The Los Angeles Lakers will have a new head coach to start the 2014-15 season.

On Wedneday afternoon, Lakers general manager Mitch Kupchak announced that Mike D’Antoni had officially resigned. D’Antoni, who joined the team on Nov. 12, 2012, following the dismissal of Mike Brown, finished with a record of 67-87 in the Lakers' hot seat.

“Given the circumstances, I don’t know that anybody could have done a better job than Mike did the past two seasons,” Kupchak said in a press release. “On behalf of the Lakers, we thank Mike for the work ethic, professionalism and positive attitude that he brought to the team every day. We wish him the best of luck.”

In his only complete season in charge of the Lakers, D’Antoni led the Lakers to a record of 27-55, which was the worst season in the history of the Lakers since moving to Los Angeles. Since his first day on the job, D’Antoni was under intense pressure from the fan base.

Prior to D’Antoni accepting the post, former coach Phil Jackson, who led the Lakers to five championships, was rumored to be interested in the position. Throughout his tenure, D’Antoni was showered with chants of “We want Phil” and constantly jeered for not being up to Jackson's standards.

Even with the “super team” of Dwight Howard, Kobe Bryant and Steve Nash, the former New York Knicks coach was unable to find a consistent combination to derive success.

The majority of the criticism heaped on the Lakers’ outgoing coach was based on his team’s defense--or lack thereof. In the 2013-14, the Lakers finished the season allowing an average of 109.2 points per game, which was second from last in the league. Not coincidentally, the Lakers finished second from last in the Western Conference.

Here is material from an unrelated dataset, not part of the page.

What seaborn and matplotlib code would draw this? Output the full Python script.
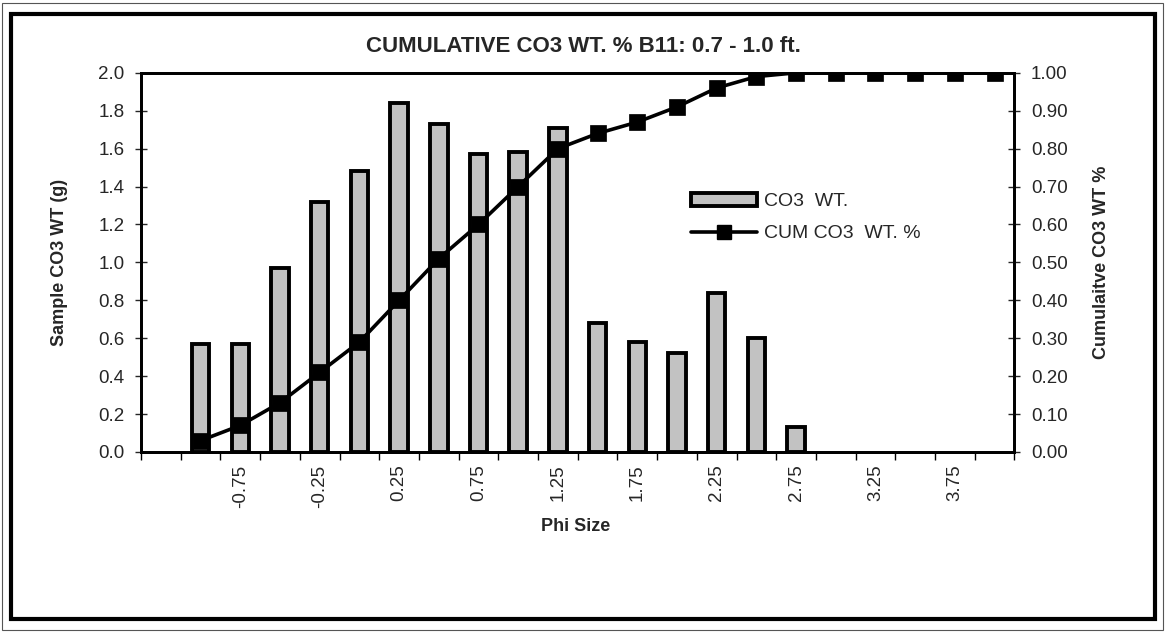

D’Antoni will likely go down as one of the least popular coaches in Los Angeles Lakers history and one of the least successful. His regular season winning percentage of 43.5 percent only edges out Frank Hamblen (25.6 percent) and "Magic" Johnson (31.3 percent) for worst winning percentages for a Lakers coach since the team moved to Los Angeles. Hamblen and Johnson both coached for less than a season, so D'Antoni has the worst record for any LA Lakers coach that lasted a full season.

No outstanding candidates have been immediately identified as replacements.